La scienza della nutrizione impegnata ad indagare la riduzione del rischio di malattia attraverso gli alimenti fornisce spesso risultati contrastanti ma che arricchiscono il dibattito sulla qualità delle evidenze. Questo stride con il sistema attuale della comunicazione di massa che è troppo funzionale a interessi che non sono quelli del progresso scientifico e sanitario di una società. Come per altri importanti questioni di igiene pubblica, l’eccessiva semplificazione comunicativa di questioni scientifiche complesse non favorirà l’adozione di efficaci politiche sanitarie volte alla promozione della salute. 
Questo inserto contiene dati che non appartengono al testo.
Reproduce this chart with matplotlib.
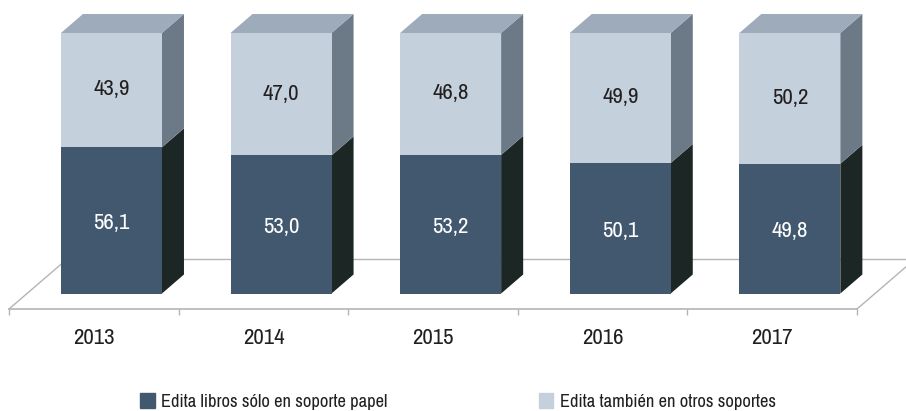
import matplotlib
matplotlib.use('Agg')
import matplotlib.pyplot as plt
from matplotlib.patches import Patch, Polygon

years = ['2013', '2014', '2015', '2016', '2017']
papel = [56.1, 53.0, 53.2, 50.1, 49.8]
otros = [43.9, 47.0, 46.8, 49.9, 50.2]

label_papel = 'Edita libros sólo en soporte papel'
label_otros = 'Edita también en otros soportes'

DARK = '#42586f'
DARK_SIDE = '#1c2625'
LIGHT = '#c4d0dc'
LIGHT_SIDE = '#6c7986'
LIGHT_TOP = '#9eabba'
FLOOR = '#b4b4b4'
TEXT = '#231f20'

plt.rcParams['font.family'] = ['Archivo Narrow', 'Liberation Sans', 'DejaVu Sans']

fig = plt.figure(figsize=(9.06, 4.11), dpi=100)
ax = fig.add_axes([0, 0, 1, 1])

# one category = 169.6 px, 100 % = 260.5 px
ax.set_xlim(-0.553, 4.789)
ax.set_ylim(-45.1, 112.67)
ax.patch.set_alpha(0)

width = 0.5955
shift = 0.104    # bars stand a bit behind the axis
dx = 0.13        # 3D depth
dy = 7.3
floor_y = -5.95
back_y = 13.2

# floor
ax.plot([-0.5, -0.5 + 0.342], [floor_y, back_y], color=FLOOR, lw=1, zorder=1)
ax.plot([-0.5 + 0.342, 4.789], [back_y, back_y], color=FLOOR, lw=1, zorder=1)
ax.plot([4.5, 4.789], [floor_y, floor_y + 16.2], color=FLOOR, lw=1, zorder=1)

for i in range(len(years)):
    xl = i + shift - width / 2
    xr = i + shift + width / 2
    h1 = papel[i]
    h2 = papel[i] + otros[i]
    ax.add_patch(Polygon([(xr, 0), (xr + dx, dy), (xr + dx, h1 + dy), (xr, h1)],
                         fc=DARK_SIDE, ec='none', zorder=2))
    ax.add_patch(Polygon([(xr, h1), (xr + dx, h1 + dy), (xr + dx, h2 + dy), (xr, h2)],
                         fc=LIGHT_SIDE, ec='none', zorder=2))
    ax.add_patch(Polygon([(xl, h2), (xl + dx, h2 + dy), (xr + dx, h2 + dy), (xr, h2)],
                         fc=LIGHT_TOP, ec='none', zorder=2))

pos = [i + shift for i in range(len(years))]
ax.bar(pos, papel, width, color=DARK, zorder=3)
ax.bar(pos, otros, width, bottom=papel, color=LIGHT, zorder=3)

for i in range(len(years)):
    ax.annotate(f'{papel[i]:.1f}'.replace('.', ','), (pos[i], papel[i] / 2), xytext=(0, -2),
                textcoords='offset points', color='white',
                ha='center', va='center', fontsize=16.5, zorder=4)
    ax.annotate(f'{otros[i]:.1f}'.replace('.', ','), (pos[i], papel[i] + otros[i] / 2), xytext=(0, 0.5),
                textcoords='offset points', color=TEXT,
                ha='center', va='center', fontsize=16.5, zorder=4)

# x axis on the front edge of the floor
for s in ['top', 'left', 'right']:
    ax.spines[s].set_visible(False)
ax.spines['bottom'].set_position(('data', floor_y))
ax.spines['bottom'].set_bounds(-0.5, 4.5)
ax.spines['bottom'].set_color(FLOOR)
ax.spines['bottom'].set_linewidth(1.2)
ax.set_yticks([])
ax.set_xticks(range(len(years)))
ax.set_xticklabels(years, fontsize=16.5, color=TEXT)
ax.tick_params(axis='x', which='major', length=0, pad=14)
ax.set_xticks([i - 0.5 for i in range(len(years) + 1)], minor=True)
ax.tick_params(axis='x', which='minor', length=4, width=1, color=FLOOR)

handles = [Patch(color=DARK, label=label_papel), Patch(color=LIGHT, label=label_otros)]
ax.legend(handles=handles, ncol=2, frameon=False, loc='lower left',
          bbox_to_anchor=(140 / 906, 0.0025), borderaxespad=0, borderpad=0,
          handlelength=0.8, handleheight=0.8, handletextpad=0.33,
          columnspacing=8.2, fontsize=13.3, labelcolor=TEXT)

plt.savefig('out.png', dpi=100)
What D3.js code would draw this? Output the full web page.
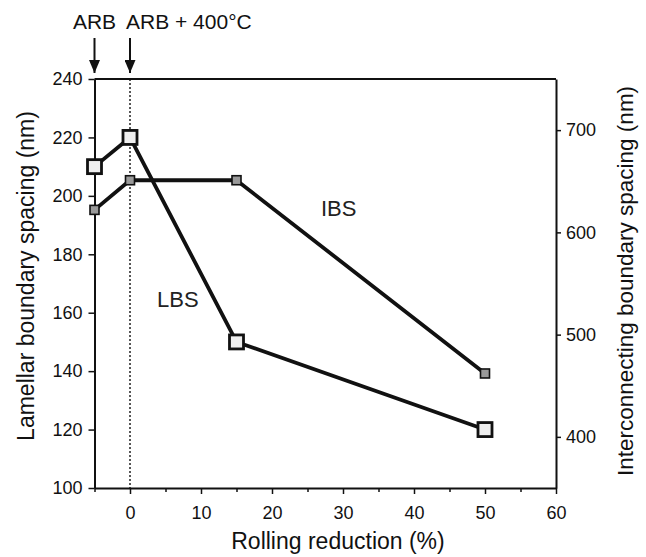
<!DOCTYPE html>
<html>
<head>
<meta charset="utf-8">
<script src="https://cdn.jsdelivr.net/npm/d3@7"></script>
<style>
  body { margin: 0; background: #fff; }
  svg text { font-family: "Liberation Sans", Arial, sans-serif; }
  .axis text { font-size: 18px; fill: #111; }
  .axis path, .axis line { stroke: #111; }
</style>
</head>
<body>
<div id="chart"></div>
<script>
// data
var rolling = [-5, 0, 15, 50];          // rolling reduction (%), -5 = "ARB"
var lbs = [210, 220, 150, 120];         // lamellar boundary spacing (nm), left axis
var ibs = [622, 651, 651, 462];         // interconnecting boundary spacing (nm), right axis

var xTicks = [0, 10, 20, 30, 40, 50, 60];
var xMinor = [-5, 5, 15, 25, 35, 45, 55];
var yLeftTicks = [100, 120, 140, 160, 180, 200, 220, 240];
var yRightTicks = [400, 500, 600, 700];

var notes = [{x: -5, label: "ARB", anchor: "middle", dx: 0},
             {x: 0, label: "ARB + 400°C", anchor: "start", dx: -4}];

var width = 646, height = 557;
var plotLeft = 94.5, plotRight = 556, plotTop = 79, plotBottom = 488;

var x = d3.scaleLinear().domain([-5, 60]).range([plotLeft, plotRight]);
var yL = d3.scaleLinear().domain([100, 240]).range([plotBottom, plotTop]);
var yR = d3.scaleLinear().domain([350, 750]).range([plotBottom, plotTop]);

var svg = d3.select("#chart")
            .append("svg")
            .attr("width", width)
            .attr("height", height);

// frame top line
svg.append("line")
   .attr("x1", plotLeft).attr("x2", plotRight)
   .attr("y1", plotTop).attr("y2", plotTop)
   .attr("stroke", "#111").attr("stroke-width", 2);

// minor x ticks
svg.append("g")
   .attr("class", "axis")
   .attr("transform", "translate(0," + plotBottom + ")")
   .call(d3.axisBottom(x).tickValues(xMinor).tickSize(4).tickFormat(""))
   .call(function(g){ g.select(".domain").remove(); })
   .selectAll("line").attr("stroke-width", 1.5);

var xAxis = svg.append("g")
   .attr("class", "axis")
   .attr("transform", "translate(0," + plotBottom + ")")
   .call(d3.axisBottom(x).tickValues(xTicks).tickSize(6).tickSizeOuter(0).tickPadding(12));
xAxis.select(".domain").attr("stroke-width", 2);
xAxis.selectAll(".tick line").attr("stroke-width", 1.5);

var yAxisL = svg.append("g")
   .attr("class", "axis")
   .attr("transform", "translate(" + plotLeft + ",0)")
   .call(d3.axisLeft(yL).tickValues(yLeftTicks).tickSize(6).tickSizeOuter(0).tickPadding(6));
yAxisL.select(".domain").attr("stroke-width", 2);
yAxisL.selectAll(".tick line").attr("stroke-width", 1.5);

var yAxisR = svg.append("g")
   .attr("class", "axis")
   .attr("transform", "translate(" + plotRight + ",0)")
   .call(d3.axisRight(yR).tickValues(yRightTicks).tickSize(5).tickSizeOuter(0).tickPadding(5));
yAxisR.select(".domain").attr("stroke-width", 2);
yAxisR.selectAll(".tick line").attr("stroke-width", 1.5);

// dotted line at 0 %
svg.append("line")
   .attr("x1", x(0)).attr("x2", x(0))
   .attr("y1", plotTop).attr("y2", plotBottom)
   .attr("stroke", "#111").attr("stroke-width", 1.4)
   .attr("stroke-dasharray", "2,2");

// axis titles
svg.append("text")
   .attr("x", 338).attr("y", 549)
   .attr("text-anchor", "middle")
   .style("font-size", "23px").attr("fill", "#111")
   .text("Rolling reduction (%)");

svg.append("text")
   .attr("transform", "translate(34,276) rotate(-90)")
   .attr("text-anchor", "middle")
   .style("font-size", "23px").attr("fill", "#111")
   .text("Lamellar boundary spacing (nm)");

svg.append("text")
   .attr("transform", "translate(633,281) rotate(-90)")
   .attr("text-anchor", "middle")
   .style("font-size", "22.5px").attr("fill", "#111")
   .text("Interconnecting boundary spacing (nm)");

// lines
var idx = d3.range(rolling.length);

var lineL = d3.line().x(function(i){ return x(rolling[i]); }).y(function(i){ return yL(lbs[i]); });
var lineR = d3.line().x(function(i){ return x(rolling[i]); }).y(function(i){ return yR(ibs[i]); });

svg.append("path").attr("d", lineR(idx))
   .attr("fill", "none").attr("stroke", "#111").attr("stroke-width", 3.8)
   .attr("stroke-linejoin", "round");
svg.append("path").attr("d", lineL(idx))
   .attr("fill", "none").attr("stroke", "#111").attr("stroke-width", 3.8)
   .attr("stroke-linejoin", "round");

// IBS markers (small grey squares)
svg.selectAll(".ibs")
   .data(idx)
   .enter()
     .append("rect")
     .attr("class", "ibs")
     .attr("x", function(i){ return x(rolling[i]) - 4.5; })
     .attr("y", function(i){ return yR(ibs[i]) - 4.5; })
     .attr("width", 9).attr("height", 9)
     .attr("fill", "#9a9a9a").attr("stroke", "#111").attr("stroke-width", 1.6);

// LBS markers (large open squares)
svg.selectAll(".lbs")
   .data(idx)
   .enter()
     .append("rect")
     .attr("class", "lbs")
     .attr("x", function(i){ return x(rolling[i]) - 7; })
     .attr("y", function(i){ return yL(lbs[i]) - 7; })
     .attr("width", 14).attr("height", 14)
     .attr("fill", "#eee").attr("stroke", "#111").attr("stroke-width", 2.8);

// series labels
svg.append("text").attr("x", 157).attr("y", 307)
   .style("font-size", "22px").attr("fill", "#222").text("LBS");
svg.append("text").attr("x", 321).attr("y", 216)
   .style("font-size", "22px").attr("fill", "#222").text("IBS");

// arrows with labels at the top
svg.append("defs").append("marker")
   .attr("id", "head")
   .attr("viewBox", "0 0 13 11")
   .attr("refX", 13).attr("refY", 5.5)
   .attr("markerWidth", 13).attr("markerHeight", 11)
   .attr("markerUnits", "userSpaceOnUse")
   .attr("orient", "auto")
   .append("path").attr("d", "M0,0 L13,5.5 L0,11 Z").attr("fill", "#111");

notes.forEach(function(n){
  svg.append("line")
     .attr("x1", x(n.x)).attr("x2", x(n.x))
     .attr("y1", 38).attr("y2", 73)
     .attr("stroke", "#111").attr("stroke-width", 2)
     .attr("marker-end", "url(#head)");
  svg.append("text")
     .attr("x", x(n.x) + n.dx).attr("y", 29)
     .attr("text-anchor", n.anchor)
     .style("font-size", "21px").attr("fill", "#111")
     .text(n.label);
});
</script>
</body>
</html>
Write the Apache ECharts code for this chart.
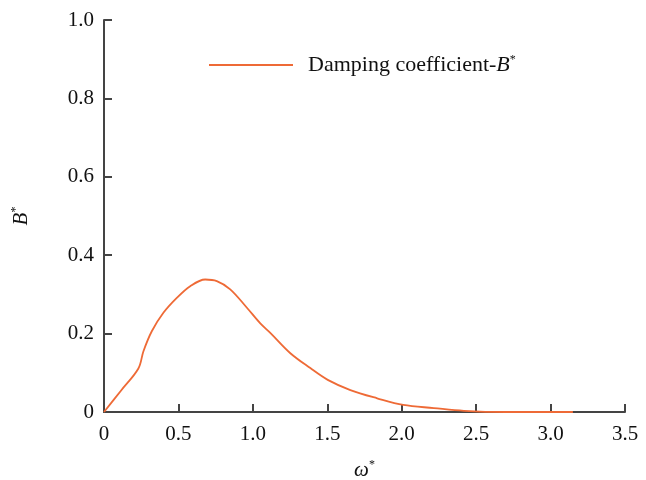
<!DOCTYPE html>
<html><head><meta charset="utf-8">
<script src="https://cdn.jsdelivr.net/npm/echarts@6/dist/echarts.min.js"></script>
<style>html,body{margin:0;padding:0;background:#fff}#c{width:646px;height:480px}</style>
</head><body><div id="c"></div>
<script>
var omega = [0, 0.115, 0.231, 0.265, 0.321, 0.399, 0.489, 0.579, 0.68, 0.758, 0.848, 0.960, 1.05, 1.117, 1.252, 1.386, 1.503, 1.655, 1.835, 2.01, 2.216, 2.418, 2.7, 3.0, 3.15];
var damping = [0, 0.055, 0.111, 0.155, 0.206, 0.253, 0.291, 0.321, 0.338, 0.334, 0.313, 0.266, 0.226, 0.202, 0.150, 0.112, 0.082, 0.056, 0.035, 0.018, 0.010, 0.003, 0.0, 0.0, 0.0];
var seriesName = 'Damping coefficient-B*';
var xTickLabels = ['0', '0.5', '1.0', '1.5', '2.0', '2.5', '3.0', '3.5'];
var yTickLabels = ['0', '0.2', '0.4', '0.6', '0.8', '1.0'];

var data = omega.map(function (x, i) { return [x, damping[i]]; });
var font = 'Liberation Serif';
var supRich = {
  i: { fontFamily: font, fontSize: 21, fontStyle: 'italic', color: '#111' },
  s: { fontFamily: font, fontSize: 12, color: '#111', verticalAlign: 'top', padding: [0, 0, 10, 0] }
};
var legendRich = {
  i: { fontFamily: font, fontSize: 22, fontStyle: 'italic', color: '#111' },
  s: { fontFamily: font, fontSize: 12, color: '#111', verticalAlign: 'top', padding: [0, 0, 10, 0] }
};
var chart = echarts.init(document.getElementById('c'));
chart.setOption({
  backgroundColor: '#fff',
  animation: false,
  grid: { left: 104, right: 21, top: 20, bottom: 68, containLabel: false, outerBoundsMode: 'none' },
  legend: {
    left: 204, top: 49,
    itemWidth: 84, itemHeight: 2,
    icon: 'rect',
    data: [seriesName],
    formatter: function () { return 'Damping coefficient-{i|B}{s|*}'; },
    textStyle: {
      fontFamily: font, fontSize: 22, color: '#111',
      padding: [0, 0, 0, 10],
      rich: legendRich
    }
  },
  xAxis: {
    type: 'value', min: 0, max: 3.5, interval: 0.5,
    name: '{i|ω}{s|*}', nameLocation: 'middle', nameGap: 47,
    nameTextStyle: { rich: supRich },
    axisLine: { show: true, lineStyle: { color: '#444', width: 2 } },
    axisTick: { show: true, inside: true, length: 8, lineStyle: { color: '#444', width: 2 } },
    splitLine: { show: false },
    axisLabel: { fontFamily: font, fontSize: 21, color: '#111', margin: 12,
      formatter: function (v) { return xTickLabels[Math.round(v / 0.5)]; } }
  },
  yAxis: {
    type: 'value', min: 0, max: 1.0, interval: 0.2,
    name: '{i|B}{s|*}', nameLocation: 'middle', nameGap: 72, nameRotate: 90,
    nameTextStyle: { rich: supRich },
    axisLine: { show: true, lineStyle: { color: '#444', width: 2 } },
    axisTick: { show: true, inside: true, length: 8, lineStyle: { color: '#444', width: 2 } },
    splitLine: { show: false },
    axisLabel: { fontFamily: font, fontSize: 21, color: '#111', margin: 10,
      formatter: function (v) { return yTickLabels[Math.round(v / 0.2)]; } }
  },
  series: [{
    name: seriesName, type: 'line', data: data, smooth: 0.35,
    showSymbol: false, symbol: 'none',
    lineStyle: { color: '#EE6A36', width: 1.8 },
    itemStyle: { color: '#EE6A36' }
  }]
});
</script></body></html>
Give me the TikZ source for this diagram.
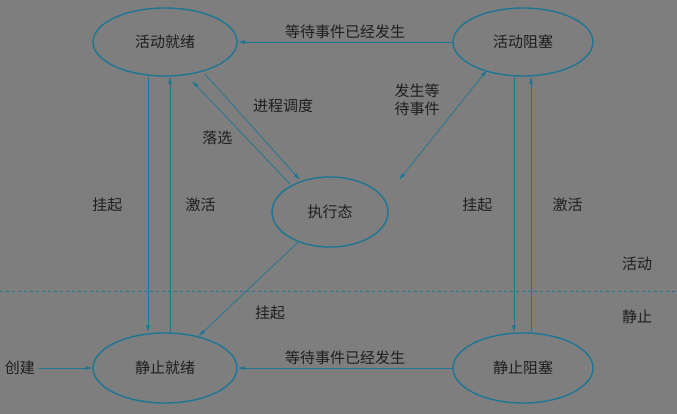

A fronte delle attuali evidenze, è bene però ricordare che un invecchiamento di successo passa anche attraverso scelte alimentari più salubri che aiutano a preservare l’organismo dagli effetti deleteri del tempo e dell’ambiente. Possedere siffatta consapevolezza è senz’altro di supporto all’alleggerimento del carico di disturbi cronici legati all’aumento dell’età media e che grava sui sistemi sanitari nazionali, già a rischio di sostenibilità. C’è però la necessità di costruire processi mediatici che utilizzino il sapere scientifico in modo trasparente e affidabile con il fine di accorciare la diseguaglianza epistemica tra i cittadini.